Kemudian, kata Siti, skor PM2.5 itu menurun menjadi 29 pada pukul 18.30 WIB atau setelah diguyur hujan.
“Artinya kualitas udaranya jadi baik. Itu di Bogor Tegar Beriman,” kata Siti seperti ditayangkan Youtube Sekretariat Presiden, Senin (28/8).
Siti mengklaim perbaikan kualitas udara itu juga tak hanya terjadi di kawasan Tegar Beriman. Siti menyebut kualitas udara juga membaik di kawasan Tanah Sereal, Bogor.
Di kawasan itu, ISPU mencatat skor PM2.5 mencapai 87 pada pukul 16.00 WIB. Kemudian, kata Situ, skornya menjadi 13 PM2.5. Dia pun berkesimpulan hujan cepat membuat perubahan pada kualitas udara di kedua wilayah tersebut.
“Ini artinya memang seperti saya pernah bilang, kalau pencemaran udara itu naik ke udara lalu berputar putar di udara di situ aja itu jadi susah, ketika dia tercuci itu jadi baik,” jelasnya.
Namun demikian, Siti mengungkapkan permasalahan teknik modifikasi cuaca itu harus bergantung pada awan. Meski begitu, Siti menyatakan pihaknya sudah mencari alternatif lain, salah satunya dengan membuat uap air dari atas gedung.

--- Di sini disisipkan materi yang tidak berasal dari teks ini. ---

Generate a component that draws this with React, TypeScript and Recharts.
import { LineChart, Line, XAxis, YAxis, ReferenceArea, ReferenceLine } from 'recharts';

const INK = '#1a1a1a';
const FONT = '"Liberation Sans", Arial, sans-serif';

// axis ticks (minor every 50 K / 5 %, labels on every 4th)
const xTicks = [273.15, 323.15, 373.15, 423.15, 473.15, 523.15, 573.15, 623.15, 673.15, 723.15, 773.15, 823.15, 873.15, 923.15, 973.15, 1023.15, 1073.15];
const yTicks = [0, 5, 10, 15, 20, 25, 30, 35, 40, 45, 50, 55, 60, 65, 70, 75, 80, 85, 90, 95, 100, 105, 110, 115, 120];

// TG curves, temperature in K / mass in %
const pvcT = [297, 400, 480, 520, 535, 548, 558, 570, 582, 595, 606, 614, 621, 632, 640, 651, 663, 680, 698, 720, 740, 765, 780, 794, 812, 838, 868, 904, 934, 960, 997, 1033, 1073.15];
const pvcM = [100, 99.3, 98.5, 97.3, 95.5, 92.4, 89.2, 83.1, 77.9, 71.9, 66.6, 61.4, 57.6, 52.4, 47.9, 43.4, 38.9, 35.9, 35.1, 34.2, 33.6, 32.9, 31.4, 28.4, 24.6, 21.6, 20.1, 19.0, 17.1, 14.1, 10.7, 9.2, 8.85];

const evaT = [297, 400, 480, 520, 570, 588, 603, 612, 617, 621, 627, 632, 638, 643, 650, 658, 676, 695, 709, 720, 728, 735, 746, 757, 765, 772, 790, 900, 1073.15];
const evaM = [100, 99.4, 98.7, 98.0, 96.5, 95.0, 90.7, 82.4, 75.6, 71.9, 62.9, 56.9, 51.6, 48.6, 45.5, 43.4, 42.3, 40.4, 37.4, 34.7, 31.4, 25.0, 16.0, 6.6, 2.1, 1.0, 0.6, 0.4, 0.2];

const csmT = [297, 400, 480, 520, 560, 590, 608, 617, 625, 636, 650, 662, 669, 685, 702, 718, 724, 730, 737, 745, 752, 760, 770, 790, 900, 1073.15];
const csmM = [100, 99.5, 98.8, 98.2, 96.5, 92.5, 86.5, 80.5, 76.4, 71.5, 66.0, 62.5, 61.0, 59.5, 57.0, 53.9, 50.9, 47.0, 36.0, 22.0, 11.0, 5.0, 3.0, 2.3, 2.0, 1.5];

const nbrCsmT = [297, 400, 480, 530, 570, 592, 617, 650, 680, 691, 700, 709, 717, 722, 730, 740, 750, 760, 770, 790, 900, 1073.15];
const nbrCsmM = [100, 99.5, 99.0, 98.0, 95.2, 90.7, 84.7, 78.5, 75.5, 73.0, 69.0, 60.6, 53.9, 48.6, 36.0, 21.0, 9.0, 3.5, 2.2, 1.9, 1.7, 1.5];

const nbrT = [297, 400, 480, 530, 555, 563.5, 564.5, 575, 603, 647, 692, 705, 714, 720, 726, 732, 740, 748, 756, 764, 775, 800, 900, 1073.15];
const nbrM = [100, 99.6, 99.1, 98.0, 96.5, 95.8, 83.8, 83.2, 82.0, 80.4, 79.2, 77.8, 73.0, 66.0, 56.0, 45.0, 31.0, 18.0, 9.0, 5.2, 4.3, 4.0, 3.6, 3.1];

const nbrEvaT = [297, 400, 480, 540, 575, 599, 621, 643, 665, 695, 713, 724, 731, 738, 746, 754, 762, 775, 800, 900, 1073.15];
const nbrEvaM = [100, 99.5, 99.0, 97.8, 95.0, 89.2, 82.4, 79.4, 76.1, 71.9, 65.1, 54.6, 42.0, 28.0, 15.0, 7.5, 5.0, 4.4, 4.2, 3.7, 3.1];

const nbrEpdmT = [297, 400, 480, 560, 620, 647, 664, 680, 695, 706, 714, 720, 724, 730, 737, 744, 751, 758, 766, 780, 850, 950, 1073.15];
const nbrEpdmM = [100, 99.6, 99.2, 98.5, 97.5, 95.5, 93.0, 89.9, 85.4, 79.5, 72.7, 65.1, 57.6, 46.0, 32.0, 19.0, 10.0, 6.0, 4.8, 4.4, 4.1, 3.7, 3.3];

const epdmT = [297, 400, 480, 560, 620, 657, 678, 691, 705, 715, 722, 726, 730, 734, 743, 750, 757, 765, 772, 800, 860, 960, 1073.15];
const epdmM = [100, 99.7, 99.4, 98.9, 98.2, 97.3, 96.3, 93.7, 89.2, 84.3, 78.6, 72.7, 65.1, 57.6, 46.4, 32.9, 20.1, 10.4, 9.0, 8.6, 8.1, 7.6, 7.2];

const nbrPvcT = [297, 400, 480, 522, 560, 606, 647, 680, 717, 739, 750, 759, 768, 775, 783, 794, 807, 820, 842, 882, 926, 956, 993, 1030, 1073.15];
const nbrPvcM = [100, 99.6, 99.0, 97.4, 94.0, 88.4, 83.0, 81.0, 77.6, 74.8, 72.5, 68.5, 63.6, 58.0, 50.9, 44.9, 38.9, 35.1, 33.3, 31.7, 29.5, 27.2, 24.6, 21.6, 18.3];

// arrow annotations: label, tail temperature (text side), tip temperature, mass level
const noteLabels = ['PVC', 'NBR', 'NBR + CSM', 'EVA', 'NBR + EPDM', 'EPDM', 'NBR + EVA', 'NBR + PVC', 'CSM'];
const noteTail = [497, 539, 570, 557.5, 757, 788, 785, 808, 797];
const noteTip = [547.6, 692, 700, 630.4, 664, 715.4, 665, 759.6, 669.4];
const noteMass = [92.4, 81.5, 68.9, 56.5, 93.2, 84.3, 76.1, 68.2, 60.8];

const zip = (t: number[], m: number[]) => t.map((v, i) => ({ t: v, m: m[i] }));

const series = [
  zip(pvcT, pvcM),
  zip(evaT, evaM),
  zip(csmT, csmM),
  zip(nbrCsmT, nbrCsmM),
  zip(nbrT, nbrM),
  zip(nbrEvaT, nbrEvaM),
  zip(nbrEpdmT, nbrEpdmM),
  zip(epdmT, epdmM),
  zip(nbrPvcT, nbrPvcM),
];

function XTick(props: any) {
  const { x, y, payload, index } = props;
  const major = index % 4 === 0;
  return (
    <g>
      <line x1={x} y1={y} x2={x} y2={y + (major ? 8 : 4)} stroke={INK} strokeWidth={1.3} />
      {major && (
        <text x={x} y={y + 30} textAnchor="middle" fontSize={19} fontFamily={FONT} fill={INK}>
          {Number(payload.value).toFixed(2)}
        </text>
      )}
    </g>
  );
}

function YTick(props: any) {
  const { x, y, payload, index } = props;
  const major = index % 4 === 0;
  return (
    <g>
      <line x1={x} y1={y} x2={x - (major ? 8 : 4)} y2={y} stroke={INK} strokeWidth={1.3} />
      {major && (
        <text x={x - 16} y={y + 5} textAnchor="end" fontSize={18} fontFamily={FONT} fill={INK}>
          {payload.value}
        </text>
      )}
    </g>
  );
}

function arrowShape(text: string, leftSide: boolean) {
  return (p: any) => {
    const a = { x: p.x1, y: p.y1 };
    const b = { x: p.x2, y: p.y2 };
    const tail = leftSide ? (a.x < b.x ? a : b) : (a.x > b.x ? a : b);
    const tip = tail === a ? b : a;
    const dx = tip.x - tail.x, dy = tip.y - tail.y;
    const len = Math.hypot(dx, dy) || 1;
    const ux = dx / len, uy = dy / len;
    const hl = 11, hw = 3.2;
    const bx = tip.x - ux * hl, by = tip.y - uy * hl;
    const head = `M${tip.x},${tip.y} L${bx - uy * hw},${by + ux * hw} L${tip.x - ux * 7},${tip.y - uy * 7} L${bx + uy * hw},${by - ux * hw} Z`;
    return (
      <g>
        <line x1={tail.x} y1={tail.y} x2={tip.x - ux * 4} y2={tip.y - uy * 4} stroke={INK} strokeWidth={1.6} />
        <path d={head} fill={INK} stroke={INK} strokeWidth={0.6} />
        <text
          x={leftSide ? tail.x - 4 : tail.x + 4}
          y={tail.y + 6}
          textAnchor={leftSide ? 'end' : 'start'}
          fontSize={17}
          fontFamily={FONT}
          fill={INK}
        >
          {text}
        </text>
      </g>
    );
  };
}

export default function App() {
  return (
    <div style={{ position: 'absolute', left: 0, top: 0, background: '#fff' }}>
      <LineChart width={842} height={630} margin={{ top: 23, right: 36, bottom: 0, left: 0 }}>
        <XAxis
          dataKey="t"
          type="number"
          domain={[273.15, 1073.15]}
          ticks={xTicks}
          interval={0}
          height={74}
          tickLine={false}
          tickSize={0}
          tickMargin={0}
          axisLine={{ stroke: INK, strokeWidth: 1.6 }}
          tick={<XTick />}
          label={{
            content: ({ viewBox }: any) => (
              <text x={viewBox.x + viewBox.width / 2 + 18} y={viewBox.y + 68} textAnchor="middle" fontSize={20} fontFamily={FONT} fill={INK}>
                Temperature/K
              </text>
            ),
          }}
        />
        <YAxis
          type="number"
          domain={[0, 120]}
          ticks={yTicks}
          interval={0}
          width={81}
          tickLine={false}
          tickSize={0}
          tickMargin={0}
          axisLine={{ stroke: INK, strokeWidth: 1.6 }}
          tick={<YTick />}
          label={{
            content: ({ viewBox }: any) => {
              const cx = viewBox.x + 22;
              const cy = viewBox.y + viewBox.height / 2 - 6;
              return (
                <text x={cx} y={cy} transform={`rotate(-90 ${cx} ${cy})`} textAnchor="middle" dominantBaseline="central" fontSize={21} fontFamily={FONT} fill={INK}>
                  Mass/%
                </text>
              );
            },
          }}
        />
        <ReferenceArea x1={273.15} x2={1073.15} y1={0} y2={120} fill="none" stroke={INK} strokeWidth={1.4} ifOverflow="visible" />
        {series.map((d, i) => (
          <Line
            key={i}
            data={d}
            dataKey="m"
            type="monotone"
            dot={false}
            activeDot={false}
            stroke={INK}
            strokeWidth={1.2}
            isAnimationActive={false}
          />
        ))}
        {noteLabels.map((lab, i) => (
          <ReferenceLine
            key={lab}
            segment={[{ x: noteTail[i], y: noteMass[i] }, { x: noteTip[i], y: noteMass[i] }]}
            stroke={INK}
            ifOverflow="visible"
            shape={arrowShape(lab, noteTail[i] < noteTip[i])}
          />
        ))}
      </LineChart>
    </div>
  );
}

“Kemarin dilakukan uji coba di gedung Pertamina di depan istiqlal, dan di gedung gedung GBK pekerjaannya Pemda DKI, BMKG, BRIN, KLHK juga mengikuti,” ujarnya.
“Itu ada yang namanya teknik modifikasi cuaca mikro. jadi gedung gedung tinggi dihembuskan uap air, sehingga dia juga bisa memengaruhi partikel itu,” imbuhnya.
Terlepas dari klaim tersebut, tercatat pagi ini kualitas udara di Jakarta dan sekitarnya masih cukup buruk. Merujuk situs pemantau kualitas udara IQAir, Senin (28/8) pukul 09.09 WIB, 10 besar kota-kota dengan kualitas udara buruk seluruhnya dari kota-kota satelit Jakarta.
Peringkat pertama diduduki oleh Kota Depok yang mendapat skor indeks kualitas udara 189 US AQI yang berstatus tidak sehat. Polutan utama di Kota Depok adalah PM 2,5 yang mencapai 129 µg/m³, atau 25,8 kali lebih tinggi dari nilai pedoman kualitas udara dari Organisasi Kesehatan Dunia (WHO).